What C.S. Lewis said of Christians from other centuries, we should say of Christians from different cultures [6]: 

“People were no cleverer then than they are now; they made as many mistakes as we. But not the same mistakes. They will not flatter us in the errors we are already committing; and their own errors, being now open and palpable, will not endanger us. Two heads are better than one, not because either is infallible, but because they are unlikely to go wrong in the same direction.”

Their native culture will inform a missionary’s view of a particular cultural practice, just as the indigenous believer’s view of a specific cultural practice is affected by their native culture. Neither position holds inherent superiority over the other simply because of its origin. Culturally diverse perspectives are only valuable so far as they help us see more of what is already in Scripture. When allowing for diversity downplays the Bible’s teaching, it doesn’t serve the church, no matter the context.

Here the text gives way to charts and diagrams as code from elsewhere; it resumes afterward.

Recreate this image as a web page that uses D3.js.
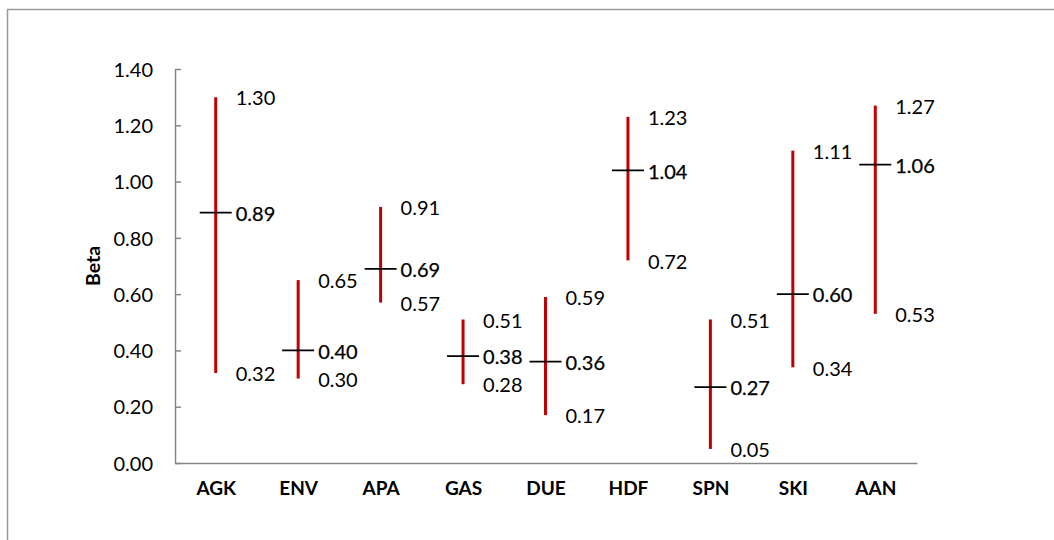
<!DOCTYPE html>
<html>
<head>
<meta charset="utf-8">
<script src="https://cdn.jsdelivr.net/npm/d3@7"></script>
<style>
  html, body { margin: 0; padding: 0; background: #fff; }
  svg { display: block; }
  text { font-family: Lato, "Open Sans", sans-serif; }
</style>
</head>
<body>
<svg id="chart" width="1054" height="540"></svg>
<script>
const categories = ["AGK", "ENV", "APA", "GAS", "DUE", "HDF", "SPN", "SKI", "AAN"];
const highValues = [1.30, 0.65, 0.91, 0.51, 0.59, 1.23, 0.51, 1.11, 1.27];
const lowValues  = [0.32, 0.30, 0.57, 0.28, 0.17, 0.72, 0.05, 0.34, 0.53];
const meanValues = [0.89, 0.40, 0.69, 0.38, 0.36, 1.04, 0.27, 0.60, 1.06];
const yTicks = [0, 0.2, 0.4, 0.6, 0.8, 1.0, 1.2, 1.4];
const yTitle = "Beta";

const svg = d3.select("#chart");

// outer chart border
svg.append("rect")
  .attr("x", 7.5).attr("y", 9.5)
  .attr("width", 1100).attr("height", 600)
  .attr("fill", "none").attr("stroke", "#9a9a9a").attr("stroke-width", 1.5);

const x = d3.scaleBand().domain(categories).range([175, 917]).padding(0);
const y = d3.scaleLinear().domain([0, 1.4]).range([463, 69]);
const cx = c => x(c) + x.bandwidth() / 2 - 0.5;

// Y axis
const yAxis = svg.append("g").attr("transform", "translate(175,0)")
  .call(d3.axisLeft(y).tickValues(yTicks).tickFormat(d3.format(".2f"))
    .tickSizeInner(-6).tickSizeOuter(0).tickPadding(22));
yAxis.select(".domain").attr("stroke", "#868686").attr("stroke-width", 1.5);
yAxis.selectAll(".tick line").attr("stroke", "#868686").attr("stroke-width", 1.5);
yAxis.selectAll(".tick text").attr("font-size", 20).attr("fill", "#000")
  .attr("font-family", "Lato, sans-serif").attr("dy", "0.36em");

// X axis
const xAxis = svg.append("g").attr("transform", "translate(0,463)")
  .call(d3.axisBottom(x).tickSize(0).tickPadding(22));
xAxis.select(".domain").attr("stroke", "#868686").attr("stroke-width", 1.5);
xAxis.selectAll(".tick text").attr("font-size", 19).attr("font-weight", "bold")
  .attr("fill", "#000").attr("font-family", "Lato, sans-serif").attr("dy", "0.5em");

// Y title
svg.append("text")
  .attr("transform", `translate(100,${(y(0) + y(1.4)) / 2}) rotate(-90)`)
  .attr("text-anchor", "middle")
  .attr("font-size", 19.5).attr("font-weight", "bold").attr("fill", "#000")
  .text(yTitle);

const rows = categories.map((c, i) => ({ c, hi: highValues[i], lo: lowValues[i], m: meanValues[i] }));
const fmt = d3.format(".2f");

// high-low lines
svg.append("g").selectAll("line").data(rows).join("line")
  .attr("x1", d => cx(d.c)).attr("x2", d => cx(d.c))
  .attr("y1", d => y(d.hi)).attr("y2", d => y(d.lo))
  .attr("stroke", "#C00000").attr("stroke-width", 3);

// mean ticks
svg.append("g").selectAll("line").data(rows).join("line")
  .attr("x1", d => cx(d.c) - 16).attr("x2", d => cx(d.c) + 16)
  .attr("y1", d => y(d.m)).attr("y2", d => y(d.m))
  .attr("stroke", "#000").attr("stroke-width", 1.75);

// labels
const lab = svg.append("g").attr("font-size", 20).attr("fill", "#000");
lab.selectAll("text.hi").data(rows).join("text").attr("class", "hi")
  .attr("x", d => cx(d.c) + 20).attr("y", d => y(d.hi) + 1).attr("dy", "0.36em")
  .text(d => fmt(d.hi));
lab.selectAll("text.lo").data(rows).join("text").attr("class", "lo")
  .attr("x", d => cx(d.c) + 20).attr("y", d => y(d.lo) + 1).attr("dy", "0.36em")
  .text(d => fmt(d.lo));
lab.selectAll("text.m").data(rows).join("text").attr("class", "m")
  .attr("x", d => cx(d.c) + 20).attr("y", d => y(d.m) + 1).attr("dy", "0.36em")
  .attr("stroke", "#000").attr("stroke-width", 0.25)
  .text(d => fmt(d.m));
</script>
</body>
</html>
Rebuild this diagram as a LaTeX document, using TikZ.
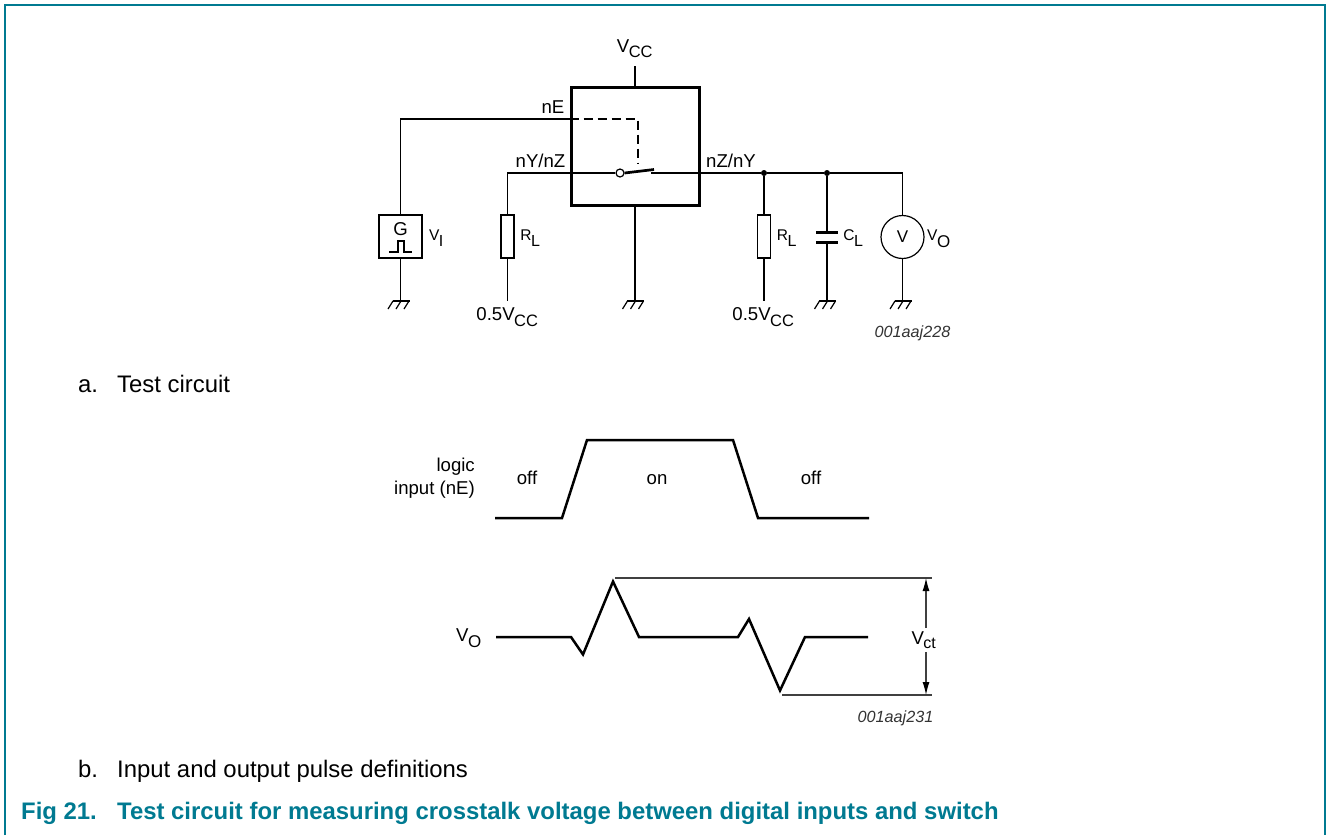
\documentclass[tikz,border=0pt]{standalone}
\usepackage{fontspec}
\setmainfont{Liberation Sans}
\usepackage{tikz}
\usetikzlibrary{arrows.meta, positioning}
\definecolor{figteal}{RGB}{0,122,145}
\tikzset{
    wire/.style={line width=1.2pt},
    thinwire/.style={line width=1.1pt, draw=black!75},
    heavy/.style={line width=2.5pt},
    lbl/.style={inner sep=0pt, font=\fontsize{18.6}{23}\selectfont},
    lblsm/.style={inner sep=0pt, font=\fontsize{15.5}{18}\selectfont},
    tag/.style={inner sep=0pt, font=\fontsize{16.2}{18}\selectfont\itshape, text=black!80},
    body/.style={inner sep=0pt, anchor=base west, font=\fontsize{23.9}{27}\selectfont},
    capt/.style={inner sep=0pt, anchor=base west, font=\fontsize{23.9}{27}\selectfont\bfseries, text=figteal},
    resbox/.style={draw, line width=1.2pt, minimum width=13pt, minimum height=43pt, inner sep=0pt},
    dotnode/.style={circle, fill=black, inner sep=0pt, minimum size=6pt},
    gndmark/.pic={
        \draw[line width=1.2pt] (-8,0) -- (9,0);
        \foreach \x in {-8,0,8} {
            \draw[line width=1.2pt] (\x+0.5,0) -- (\x-4.5,8);
        }
    }
}
\newcommand{\lsub}[3][16.5]{#2\textsubscript{\kern-0.5pt\fontsize{#1}{#1}\selectfont #3}}
\begin{document}
\begin{tikzpicture}[x=1pt, y=-1pt]
    \useasboundingbox (0,0) rectangle (1327,835);
    % Frame
    \draw[figteal, line width=1.2pt] (5,835) -- (5,5) -- (1325,5) -- (1325,835);

    % Test circuit
    \node[draw, line width=3pt, minimum width=128pt, minimum height=118pt, inner sep=0pt] (chip) at (635,146) {};
    \node[lbl] (vcc) at (635,48.5) {\lsub{V}{CC}};
    \coordinate (vcctop) at (635,66);
    \draw[wire] (vcctop) -- (chip.north);

    \node[draw, line width=1.2pt, minimum size=43pt, inner sep=0pt] (gen) at (400.5,236.5) {};
    \node[lbl] (gtext) at (400.5,229) {G};
    \coordinate (pa) at (389,252);
    \draw[wire] (pa) -- ++(9,0) -- ++(0,-11) -- ++(6,0) -- ++(0,11) -- ++(8,0);
    \node[lblsm] (vi) at (436.5,238) {\lsub[16]{V}{I}};

    \coordinate (ne) at (chip.west |- 0,119);
    \coordinate (nein) at (638,119);
    \coordinate (swdash) at (638,164);
    \draw[wire] (ne) -| (gen.north);
    \draw[wire, dash pattern=on 9pt off 5pt] (ne) -- (nein) -- (swdash);
    \node[lbl] (nelbl) at (553,107) {nE};

    % Switch and left load
    \node[circle, draw, fill=white, line width=1.2pt, minimum size=8pt, inner sep=0pt] (pole) at (620,173) {};
    \node[resbox] (rl1) at (507.5,236.5) {};
    \coordinate (swr) at (651,173);
    \coordinate (swtip) at (654,169.5);
    \draw[wire] (pole.west) -- (rl1.north |- pole.west) -- (rl1.north);
    \draw[line width=2.7pt] (pole.east) -- (swtip);
    \node[lbl] (nynz) at (540.5,161) {nY/nZ};
    \node[lbl] (nzny) at (731,161) {nZ/nY};
    \coordinate (rl1end) at (507.5,301);
    \draw[wire] (rl1.south) -- (rl1end);
    \node[lbl] (rl1v) at (507.5,317) {0.5\lsub{V}{CC}};
    \node[lblsm] (rl1lbl) at (530.5,238.5) {\lsub[16]{R}{L}};

    % Right load
    \node[dotnode] (dotr) at (764,173) {};
    \node[dotnode] (dotc) at (827,173) {};
    \node[circle, draw, line width=1.2pt, minimum size=43pt, inner sep=0pt, font=\fontsize{17}{19}\selectfont] (vm) at (902.5,237) {V};
    \draw[wire] (swr) -- (dotr) -- (dotc) -| (vm.north);
    \node[resbox] (rl2) at (764,236.5) {};
    \draw[wire] (dotr) -- (rl2.north);
    \coordinate (rl2end) at (764,301);
    \draw[wire] (rl2.south) -- (rl2end);
    \node[lbl] (rl2v) at (763.5,317) {0.5\lsub{V}{CC}};
    \node[lblsm] (rl2lbl) at (787,238.5) {\lsub[16]{R}{L}};
    \coordinate (capa) at (827,232);
    \coordinate (capb) at (827,242);
    \draw[line width=3pt] ([xshift=-11pt]capa) -- ([xshift=11pt]capa);
    \draw[line width=3pt] ([xshift=-11pt]capb) -- ([xshift=11pt]capb);
    \draw[wire] (dotc) -- (capa);
    \node[lblsm] (cl) at (853.5,238.5) {\lsub[16]{C}{L}};
    \node[lblsm] (vo) at (939,238.5) {\lsub[17]{V}{O}};
    \node[tag] (tagone) at (912.5,333) {001aaj228};

    % Grounds
    \coordinate (gnda) at (400.5,301);
    \coordinate (gndb) at (635,301);
    \coordinate (gndc) at (827,301);
    \coordinate (gndd) at (902.5,301);
    \draw[wire] (gen.south) -- (gnda);
    \draw[wire] (chip.south) -- (gndb);
    \draw[wire] (capb) -- (gndc);
    \draw[wire] (vm.south) -- (gndd);
    \foreach \g in {gnda,gndb,gndc,gndd} {
        \pic at (\g) {gndmark};
    }

    \node[body] (suba) at (78,392) {a.};
    \node[body] (subatext) at (117,392) {Test circuit};

    % Pulses
    \node[lbl, align=right, anchor=east] (logic) at (475,478.5) {logic\\input (nE)};
    \node[lbl, anchor=base] (offa) at (527,484) {off};
    \node[lbl, anchor=base] (onb) at (657,484) {on};
    \node[lbl, anchor=base] (offc) at (811,484) {off};
    \draw[heavy] (495,518) -- (562,518) -- (587,440) -- (733,440) -- (758,518) -- (869,518);

    \node[lbl] (vowave) at (469,638) {\lsub[17]{V}{O}};
    \draw[heavy] (496,637) -- (571,637) -- (583,654.5) -- (613,581.5) -- (639,637) -- (738,637)
        -- (749,619) -- (780,690.5) -- (805,637) -- (868,637);
    \coordinate (tla) at (615,578);
    \coordinate (tlb) at (932,578);
    \coordinate (bla) at (782,695);
    \coordinate (blb) at (932,695);
    \draw[thinwire] (tla) -- (tlb);
    \draw[thinwire] (bla) -- (blb);
    \node[lbl, fill=white, inner ysep=3pt] (vct) at (924,640) {\lsub[16]{V}{ct}};
    \coordinate (arra) at (926,578);
    \coordinate (arrb) at (926,695);
    \draw[thinwire, -{Latex[length=13pt,width=7pt,black]}] (vct.north -| arra) -- (arra);
    \draw[thinwire, -{Latex[length=13pt,width=7pt,black]}] (vct.south -| arrb) -- (arrb);
    \node[tag] (tagtwo) at (895.5,718) {001aaj231};

    \node[body] (subb) at (78,777) {b.};
    \node[body] (subbtext) at (117,777) {Input and output pulse definitions};
    \node[capt] (figno) at (21,819) {Fig 21.};
    \node[capt] (figtext) at (117,819) {Test circuit for measuring crosstalk voltage between digital inputs and switch};
\end{tikzpicture}
\end{document}
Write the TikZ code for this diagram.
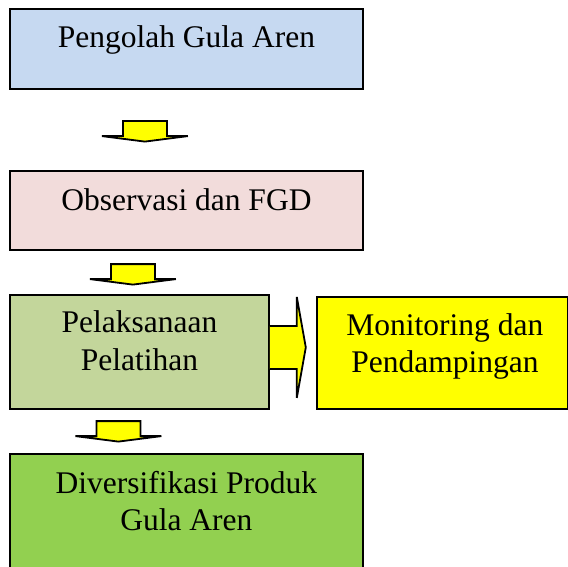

Of course, it is hard for a Christian to separate their home culture’s values from biblical values. That’s why many missionaries, aware of the danger, default to doctrinal and ecclesiological minimalism. It seems safer to give too little than too much. That sorting work requires humility, discipline, and a deep knowledge of scripture. It takes Christians asking those questions of themselves and each other. That’s where the real work gets started.

Footnotes:

[1] See Hiebert’s discussion in Transforming Worldviews, (Baker Academic, 2008), 28-30.

[2] Andy Naselli and JD Crowley, Conscience: What It is, How to Train It, and Loving Those Who Differ (Wheaton, IL, Crossway, 2016) 75-76.

[3] Southgate Fellowship Statement Section 81

[4] The Hindu tradition of sati, was burning a widow alive with her deceased husband. It was banned in colonial India, in part due to William Carey’s strong critique of the practice in the face of an East Indian Trading Company policy of indifference.

[5] See Naselli and Crowley, Conscience: What it is, How to Train it, and Loving Those Who Differ, 120-121

[6] Lewis, “Introduction to Athanasius’ On the Incarnation.”